Le célèbre médicament Doliprane, fleuron français produit dans le Calvados, pourrait bientôt passer sous contrôle américain. Une perspective qui inquiète l’exécutif. Face au projet de cession par Sanofi d’une part majoritaire de sa filiale Opella, qui produit le Doliprane, au fonds d’investissement CD&R, le gouvernement hausse le ton. Macron et Bercy exigent des gages pour accepter l’opération.
Les lignes rouges du gouvernement
Lundi matin, les ministres de l’Économie et de l’Industrie, Antoine Armand et Marc Ferracci, se sont rendus dans l’usine Sanofi de Lisieux qui produit le Doliprane. Objectif : rassurer les salariés et poser les conditions de l’État pour accepter la vente d’Opella.
Parmi les exigences : le maintien de la production du Doliprane et d’autres médicaments jugés stratégiques en France, la préservation de l’emploi et du siège social d’Opella dans l’Hexagone, ainsi qu’un volume de production minimum pour éviter les ruptures d’approvisionnement.
Le Doliprane continuera à être produit en France, a promis Antoine Armand. Pas seulement parce que c’est un médicament plébiscité par les Français, mais parce qu’il en va de notre souveraineté.
– Antoine Armand, ministre de l’Économie
Emmanuel Macron est également monté au créneau, rappelant que le gouvernement dispose des « instruments pour garantir que la France soit protégée » dans ce dossier sensible.
Négociations intensives en coulisses
D’après une source proche du dossier, des discussions ont déjà eu lieu entre CD&R et les plus hautes sphères de l’État avant que le fonds ne soit choisi par Sanofi. Elles vont désormais se poursuivre de façon plus formelle.
Bercy compte utiliser tous les outils à sa disposition pour peser, à commencer par la procédure de contrôle des investissements étrangers. Sans autorisation, l’opération ne pourra pas se faire. L’État souhaite aussi signer un accord tripartite avec Sanofi et CD&R, avec à la clé des engagements contraignants.
Des sanctions sont envisagées en cas de non respect, comme le précise le ministre Armand : « y compris des pénalités, mais aussi la possibilité d’une prise de participation publique dans la gouvernance ».
Un équilibre délicat pour l’exécutif
Le gouvernement marche sur une ligne de crête dans ce dossier.

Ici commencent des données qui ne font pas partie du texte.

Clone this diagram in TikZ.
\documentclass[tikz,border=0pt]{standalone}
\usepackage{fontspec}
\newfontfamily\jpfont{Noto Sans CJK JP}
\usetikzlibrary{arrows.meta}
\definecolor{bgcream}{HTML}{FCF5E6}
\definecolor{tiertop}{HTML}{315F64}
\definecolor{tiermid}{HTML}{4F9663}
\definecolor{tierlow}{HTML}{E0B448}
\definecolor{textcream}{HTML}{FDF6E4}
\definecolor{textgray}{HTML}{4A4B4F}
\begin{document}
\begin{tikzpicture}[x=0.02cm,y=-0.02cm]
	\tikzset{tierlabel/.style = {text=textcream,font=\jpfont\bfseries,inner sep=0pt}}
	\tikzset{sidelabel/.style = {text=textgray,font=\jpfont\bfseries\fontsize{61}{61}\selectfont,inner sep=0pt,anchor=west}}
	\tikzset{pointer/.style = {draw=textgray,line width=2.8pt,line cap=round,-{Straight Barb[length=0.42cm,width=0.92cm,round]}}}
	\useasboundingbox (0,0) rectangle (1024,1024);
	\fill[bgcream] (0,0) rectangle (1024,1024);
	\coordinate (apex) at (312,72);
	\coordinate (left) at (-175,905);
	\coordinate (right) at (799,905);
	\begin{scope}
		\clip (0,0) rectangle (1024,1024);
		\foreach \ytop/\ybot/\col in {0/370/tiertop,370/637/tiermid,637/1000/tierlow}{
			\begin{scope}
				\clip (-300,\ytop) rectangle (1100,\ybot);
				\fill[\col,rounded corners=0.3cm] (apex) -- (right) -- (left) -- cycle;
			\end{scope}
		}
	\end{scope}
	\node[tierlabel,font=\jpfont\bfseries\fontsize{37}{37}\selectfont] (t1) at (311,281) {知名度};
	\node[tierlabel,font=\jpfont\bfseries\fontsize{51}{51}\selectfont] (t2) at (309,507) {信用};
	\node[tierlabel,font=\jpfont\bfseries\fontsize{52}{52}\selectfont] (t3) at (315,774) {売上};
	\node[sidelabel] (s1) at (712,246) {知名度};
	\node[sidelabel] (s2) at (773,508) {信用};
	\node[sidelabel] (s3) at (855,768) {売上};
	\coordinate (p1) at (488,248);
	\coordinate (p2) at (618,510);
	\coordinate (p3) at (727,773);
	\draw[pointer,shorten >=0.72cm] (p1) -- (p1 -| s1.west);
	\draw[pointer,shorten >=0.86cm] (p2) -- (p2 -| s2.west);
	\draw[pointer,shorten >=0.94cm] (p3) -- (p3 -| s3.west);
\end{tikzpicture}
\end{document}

Il lui faut obtenir des garanties de la part du repreneur, sans pour autant faire fuir les investisseurs étrangers dont la France a besoin.
CD&R n’est cependant pas considéré comme le pire des candidats par l’exécutif. Déjà présent au capital de plusieurs entreprises tricolores, ce fonds « sérieux » pourrait apporter des perspectives de développement à Opella. C’est en tout cas le pari de Sanofi.
La direction du laboratoire assure que le Doliprane a de beaux jours devant lui à Lisieux, l’usine étant « la plus compétitive au monde » pour produire cet antidouleur star. Mais sous la pression de l’État, elle va devoir le prouver noir sur blanc.